Janeiro de 2021         Henrique Salles da Fonseca

Tags:: "economia portuguesa"

COMENTÁRIOS:

Anónimo 10.01.2021: Boa, óptima lição.

Anónimo10.01.2021: Caro Dr. Salles da Fonseca. Contrariamente ao que por aí se diz e escreve, não há, nem sequer da parte do PCP, uma ideologia bem estruturada. Há, sim, estratégias de conquista de poder (nalguns casos, apenas, estratégias que visam condicionar o exercício da governação) que se confrontam no terreno. Por isso, a generalidade dos argumentos que se esgrimam são casuísticos, conforme ilustrem este ou aquele argumento. E, no fundo, tudo se resume a 4 questões: Q1-É-se contra, ou a favor da liberdade de escolher; Q2-Como organizar juridicamente o país? Segundo a regra da regulamentação (tudo o que não estiver expressamente autorizado, está tacitamente proibido)? Ou segundo a regra da regulação (tudo o que não estiver expressamente proibido, está tacitamente autorizado)? Q3-Estado Prestador (como actualmente na saúde e na educação, ainda que sem respaldo constitucional)?

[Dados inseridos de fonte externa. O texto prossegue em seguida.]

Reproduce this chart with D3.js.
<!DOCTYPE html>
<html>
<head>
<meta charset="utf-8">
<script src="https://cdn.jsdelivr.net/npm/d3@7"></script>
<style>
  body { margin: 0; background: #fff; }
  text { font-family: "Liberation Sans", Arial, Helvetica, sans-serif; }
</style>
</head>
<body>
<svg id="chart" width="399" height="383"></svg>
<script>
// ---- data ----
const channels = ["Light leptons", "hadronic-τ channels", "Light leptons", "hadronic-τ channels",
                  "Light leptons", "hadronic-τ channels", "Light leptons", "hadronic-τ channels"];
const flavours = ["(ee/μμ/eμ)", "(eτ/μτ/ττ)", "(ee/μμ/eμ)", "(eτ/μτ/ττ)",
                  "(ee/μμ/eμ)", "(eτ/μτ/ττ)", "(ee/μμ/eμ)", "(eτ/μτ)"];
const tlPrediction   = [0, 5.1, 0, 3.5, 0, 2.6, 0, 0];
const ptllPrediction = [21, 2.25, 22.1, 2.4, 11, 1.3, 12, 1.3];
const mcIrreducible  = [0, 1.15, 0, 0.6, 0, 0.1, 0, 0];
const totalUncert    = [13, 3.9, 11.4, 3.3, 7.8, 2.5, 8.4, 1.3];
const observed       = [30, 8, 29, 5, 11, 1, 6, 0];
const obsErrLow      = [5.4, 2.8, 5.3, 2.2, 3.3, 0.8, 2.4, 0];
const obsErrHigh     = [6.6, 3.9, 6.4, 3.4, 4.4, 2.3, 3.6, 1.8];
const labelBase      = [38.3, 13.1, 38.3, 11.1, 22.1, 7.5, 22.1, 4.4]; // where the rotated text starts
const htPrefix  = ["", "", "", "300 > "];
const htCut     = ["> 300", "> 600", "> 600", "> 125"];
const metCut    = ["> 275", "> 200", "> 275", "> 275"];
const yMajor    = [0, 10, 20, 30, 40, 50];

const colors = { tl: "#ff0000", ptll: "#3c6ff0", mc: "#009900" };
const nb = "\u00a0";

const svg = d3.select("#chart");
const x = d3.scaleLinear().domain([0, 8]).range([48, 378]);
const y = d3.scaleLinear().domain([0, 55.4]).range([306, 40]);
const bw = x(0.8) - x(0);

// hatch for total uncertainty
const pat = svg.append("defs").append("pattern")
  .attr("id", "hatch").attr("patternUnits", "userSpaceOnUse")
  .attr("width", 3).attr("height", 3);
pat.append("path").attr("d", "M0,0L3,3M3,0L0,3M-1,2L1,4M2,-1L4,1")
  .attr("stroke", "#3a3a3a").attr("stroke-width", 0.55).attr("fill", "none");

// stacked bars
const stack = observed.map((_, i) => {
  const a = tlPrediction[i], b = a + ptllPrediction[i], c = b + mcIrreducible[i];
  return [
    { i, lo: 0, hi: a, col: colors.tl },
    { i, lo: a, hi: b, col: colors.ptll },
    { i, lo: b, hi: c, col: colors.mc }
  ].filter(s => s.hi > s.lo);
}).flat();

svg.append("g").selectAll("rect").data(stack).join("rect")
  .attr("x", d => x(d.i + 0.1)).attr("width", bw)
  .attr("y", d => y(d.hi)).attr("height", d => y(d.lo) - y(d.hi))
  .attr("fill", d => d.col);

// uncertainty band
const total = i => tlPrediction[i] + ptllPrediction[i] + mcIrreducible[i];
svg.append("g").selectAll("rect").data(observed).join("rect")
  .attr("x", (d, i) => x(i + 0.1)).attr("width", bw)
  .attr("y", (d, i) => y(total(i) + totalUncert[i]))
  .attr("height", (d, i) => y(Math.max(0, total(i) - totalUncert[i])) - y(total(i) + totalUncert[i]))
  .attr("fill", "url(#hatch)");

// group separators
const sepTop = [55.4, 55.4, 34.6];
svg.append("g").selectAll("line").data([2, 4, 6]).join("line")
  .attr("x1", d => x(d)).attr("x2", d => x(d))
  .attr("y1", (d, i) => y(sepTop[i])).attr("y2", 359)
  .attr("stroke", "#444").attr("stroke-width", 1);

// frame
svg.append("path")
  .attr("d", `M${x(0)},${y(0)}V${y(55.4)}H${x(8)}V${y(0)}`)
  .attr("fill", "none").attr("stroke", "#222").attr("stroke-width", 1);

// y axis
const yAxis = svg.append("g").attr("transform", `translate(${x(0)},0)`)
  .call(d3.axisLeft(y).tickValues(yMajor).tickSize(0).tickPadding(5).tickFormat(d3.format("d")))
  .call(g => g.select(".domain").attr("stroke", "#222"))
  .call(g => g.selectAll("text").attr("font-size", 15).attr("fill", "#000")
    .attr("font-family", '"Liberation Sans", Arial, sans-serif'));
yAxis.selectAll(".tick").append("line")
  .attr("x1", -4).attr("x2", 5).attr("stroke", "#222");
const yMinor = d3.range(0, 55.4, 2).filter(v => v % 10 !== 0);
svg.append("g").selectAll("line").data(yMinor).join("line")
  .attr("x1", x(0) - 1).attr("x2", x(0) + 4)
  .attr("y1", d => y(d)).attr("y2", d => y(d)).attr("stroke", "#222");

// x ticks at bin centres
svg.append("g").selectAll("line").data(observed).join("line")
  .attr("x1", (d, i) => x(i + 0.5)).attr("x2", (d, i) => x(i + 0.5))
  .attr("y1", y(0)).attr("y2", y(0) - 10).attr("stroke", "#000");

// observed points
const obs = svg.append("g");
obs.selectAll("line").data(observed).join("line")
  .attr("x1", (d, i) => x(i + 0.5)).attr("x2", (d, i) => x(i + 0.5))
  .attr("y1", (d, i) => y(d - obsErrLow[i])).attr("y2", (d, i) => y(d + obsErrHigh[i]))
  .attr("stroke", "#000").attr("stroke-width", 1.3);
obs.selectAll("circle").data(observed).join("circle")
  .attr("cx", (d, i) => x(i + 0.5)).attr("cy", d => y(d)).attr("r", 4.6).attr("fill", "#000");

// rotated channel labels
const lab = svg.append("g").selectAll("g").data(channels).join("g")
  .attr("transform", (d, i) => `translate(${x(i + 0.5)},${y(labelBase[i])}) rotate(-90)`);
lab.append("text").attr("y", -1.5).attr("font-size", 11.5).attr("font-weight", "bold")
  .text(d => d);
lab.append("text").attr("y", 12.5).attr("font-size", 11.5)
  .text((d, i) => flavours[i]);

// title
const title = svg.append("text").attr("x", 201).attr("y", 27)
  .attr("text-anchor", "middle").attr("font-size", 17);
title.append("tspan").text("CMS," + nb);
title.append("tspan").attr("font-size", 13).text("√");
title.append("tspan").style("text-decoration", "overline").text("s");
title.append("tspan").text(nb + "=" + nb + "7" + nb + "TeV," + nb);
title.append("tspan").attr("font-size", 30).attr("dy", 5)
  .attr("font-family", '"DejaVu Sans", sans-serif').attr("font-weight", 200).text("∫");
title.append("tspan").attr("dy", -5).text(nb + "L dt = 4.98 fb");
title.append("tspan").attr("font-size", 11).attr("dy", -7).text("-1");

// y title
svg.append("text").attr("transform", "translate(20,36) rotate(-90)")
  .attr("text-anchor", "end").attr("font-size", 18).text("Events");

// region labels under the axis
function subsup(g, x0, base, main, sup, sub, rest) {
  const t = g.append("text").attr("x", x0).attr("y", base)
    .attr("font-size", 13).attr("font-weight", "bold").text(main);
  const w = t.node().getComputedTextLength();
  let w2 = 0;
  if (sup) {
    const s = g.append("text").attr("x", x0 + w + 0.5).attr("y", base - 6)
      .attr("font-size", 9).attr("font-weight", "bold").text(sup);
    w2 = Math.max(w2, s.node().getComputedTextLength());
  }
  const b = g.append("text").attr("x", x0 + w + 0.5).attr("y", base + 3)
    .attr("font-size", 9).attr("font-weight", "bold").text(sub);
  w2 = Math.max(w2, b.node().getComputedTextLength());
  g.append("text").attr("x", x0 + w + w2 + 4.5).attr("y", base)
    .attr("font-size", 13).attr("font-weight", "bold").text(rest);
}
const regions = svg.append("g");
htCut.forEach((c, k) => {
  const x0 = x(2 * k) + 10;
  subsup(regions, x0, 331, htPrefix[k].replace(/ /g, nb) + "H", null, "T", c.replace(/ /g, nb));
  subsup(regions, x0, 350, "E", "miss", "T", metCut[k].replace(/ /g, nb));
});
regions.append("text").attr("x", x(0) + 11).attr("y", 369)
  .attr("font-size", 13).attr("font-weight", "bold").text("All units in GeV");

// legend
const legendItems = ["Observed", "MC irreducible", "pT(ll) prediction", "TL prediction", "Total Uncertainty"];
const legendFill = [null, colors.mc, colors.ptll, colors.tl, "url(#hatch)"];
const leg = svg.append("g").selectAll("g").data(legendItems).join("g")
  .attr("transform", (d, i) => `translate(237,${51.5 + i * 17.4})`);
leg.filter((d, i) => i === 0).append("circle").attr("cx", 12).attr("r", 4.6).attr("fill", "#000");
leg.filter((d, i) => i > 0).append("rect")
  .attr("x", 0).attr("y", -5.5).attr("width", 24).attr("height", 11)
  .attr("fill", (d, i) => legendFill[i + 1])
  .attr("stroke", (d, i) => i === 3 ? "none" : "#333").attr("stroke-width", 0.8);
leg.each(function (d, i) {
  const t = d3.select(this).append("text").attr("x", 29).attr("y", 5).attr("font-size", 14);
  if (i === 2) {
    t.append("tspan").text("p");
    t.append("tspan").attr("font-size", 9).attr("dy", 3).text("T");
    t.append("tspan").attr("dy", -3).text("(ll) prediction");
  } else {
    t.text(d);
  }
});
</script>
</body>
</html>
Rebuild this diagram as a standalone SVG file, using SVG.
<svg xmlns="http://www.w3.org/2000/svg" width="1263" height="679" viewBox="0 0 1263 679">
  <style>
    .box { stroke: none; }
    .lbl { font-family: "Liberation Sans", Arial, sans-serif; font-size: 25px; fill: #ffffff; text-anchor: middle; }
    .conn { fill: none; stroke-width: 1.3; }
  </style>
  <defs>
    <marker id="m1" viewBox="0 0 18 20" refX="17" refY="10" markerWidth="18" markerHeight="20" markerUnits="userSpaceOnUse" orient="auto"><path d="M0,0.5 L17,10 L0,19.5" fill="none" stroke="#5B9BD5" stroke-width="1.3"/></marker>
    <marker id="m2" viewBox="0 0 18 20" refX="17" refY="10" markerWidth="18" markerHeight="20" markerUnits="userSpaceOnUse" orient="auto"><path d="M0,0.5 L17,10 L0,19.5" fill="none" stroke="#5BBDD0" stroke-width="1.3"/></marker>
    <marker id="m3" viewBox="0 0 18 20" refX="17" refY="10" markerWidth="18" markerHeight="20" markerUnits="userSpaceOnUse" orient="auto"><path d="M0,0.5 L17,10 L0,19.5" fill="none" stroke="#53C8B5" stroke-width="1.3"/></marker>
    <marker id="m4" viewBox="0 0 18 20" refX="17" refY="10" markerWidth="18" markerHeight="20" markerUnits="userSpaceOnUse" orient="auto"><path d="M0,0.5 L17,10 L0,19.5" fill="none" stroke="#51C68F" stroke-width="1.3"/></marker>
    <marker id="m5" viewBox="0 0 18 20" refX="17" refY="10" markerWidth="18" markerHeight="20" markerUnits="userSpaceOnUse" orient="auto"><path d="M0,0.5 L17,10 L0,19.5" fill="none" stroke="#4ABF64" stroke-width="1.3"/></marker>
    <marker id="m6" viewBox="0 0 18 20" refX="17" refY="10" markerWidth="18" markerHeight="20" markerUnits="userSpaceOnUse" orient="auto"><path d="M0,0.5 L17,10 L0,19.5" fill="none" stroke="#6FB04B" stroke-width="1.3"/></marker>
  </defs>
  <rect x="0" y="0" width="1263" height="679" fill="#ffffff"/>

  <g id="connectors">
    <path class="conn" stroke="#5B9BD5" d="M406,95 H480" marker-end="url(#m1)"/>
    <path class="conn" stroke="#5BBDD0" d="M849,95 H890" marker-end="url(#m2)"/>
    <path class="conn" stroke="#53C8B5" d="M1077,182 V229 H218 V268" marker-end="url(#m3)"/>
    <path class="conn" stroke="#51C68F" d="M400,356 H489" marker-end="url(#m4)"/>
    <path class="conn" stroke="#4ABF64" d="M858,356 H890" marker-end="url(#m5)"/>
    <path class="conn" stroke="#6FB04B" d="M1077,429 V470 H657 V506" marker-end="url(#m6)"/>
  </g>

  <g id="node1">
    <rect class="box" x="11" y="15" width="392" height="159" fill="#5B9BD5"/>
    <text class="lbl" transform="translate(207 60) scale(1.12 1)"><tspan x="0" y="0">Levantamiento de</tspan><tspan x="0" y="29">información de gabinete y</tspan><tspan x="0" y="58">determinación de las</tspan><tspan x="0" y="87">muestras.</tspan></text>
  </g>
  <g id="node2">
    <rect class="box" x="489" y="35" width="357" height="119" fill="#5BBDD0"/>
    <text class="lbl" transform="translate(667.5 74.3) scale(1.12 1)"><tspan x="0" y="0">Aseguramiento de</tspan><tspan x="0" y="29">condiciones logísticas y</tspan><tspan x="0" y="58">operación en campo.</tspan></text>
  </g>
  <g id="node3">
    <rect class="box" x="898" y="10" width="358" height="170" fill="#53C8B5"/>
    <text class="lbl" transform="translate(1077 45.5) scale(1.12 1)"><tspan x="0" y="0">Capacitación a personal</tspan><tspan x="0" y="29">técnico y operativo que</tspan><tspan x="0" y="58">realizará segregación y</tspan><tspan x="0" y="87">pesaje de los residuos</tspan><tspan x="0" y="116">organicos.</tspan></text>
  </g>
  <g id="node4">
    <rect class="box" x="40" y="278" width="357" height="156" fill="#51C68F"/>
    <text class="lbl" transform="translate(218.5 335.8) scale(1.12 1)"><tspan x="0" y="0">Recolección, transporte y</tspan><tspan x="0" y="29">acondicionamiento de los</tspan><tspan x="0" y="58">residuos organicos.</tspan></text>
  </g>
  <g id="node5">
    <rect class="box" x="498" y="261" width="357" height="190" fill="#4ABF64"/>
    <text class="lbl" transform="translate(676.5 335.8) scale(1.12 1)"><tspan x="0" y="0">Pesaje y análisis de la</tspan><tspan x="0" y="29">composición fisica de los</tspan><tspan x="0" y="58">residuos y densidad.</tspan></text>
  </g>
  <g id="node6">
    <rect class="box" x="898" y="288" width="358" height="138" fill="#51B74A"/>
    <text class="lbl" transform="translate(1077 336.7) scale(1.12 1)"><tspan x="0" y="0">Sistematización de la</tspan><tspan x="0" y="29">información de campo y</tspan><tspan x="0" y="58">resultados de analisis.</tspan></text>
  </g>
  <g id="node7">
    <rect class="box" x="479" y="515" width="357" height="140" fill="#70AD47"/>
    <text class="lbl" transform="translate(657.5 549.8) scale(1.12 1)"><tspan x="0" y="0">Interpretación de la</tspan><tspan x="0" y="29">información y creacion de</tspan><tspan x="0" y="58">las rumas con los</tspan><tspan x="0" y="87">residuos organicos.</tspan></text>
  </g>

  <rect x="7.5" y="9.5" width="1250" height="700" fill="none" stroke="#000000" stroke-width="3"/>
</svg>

Ou Estado Financiador (e só supletivamente Prestador)? Q4-Quais os limites da intermediação fiscal? Financiar as funções de soberania, as infra-estruturas básicas e o combate à pobreza? Ou financiar não importa o quê, conforme a imaginação e os desejos dos programas partidários? Valeria a pena submeter os nossos políticos encartados a um exame de acesso sobre Tocqueville, K. Marx e I. Berlin, seja para acolher, seja para rejeitar, antes de lhes pôr um microfone à frente.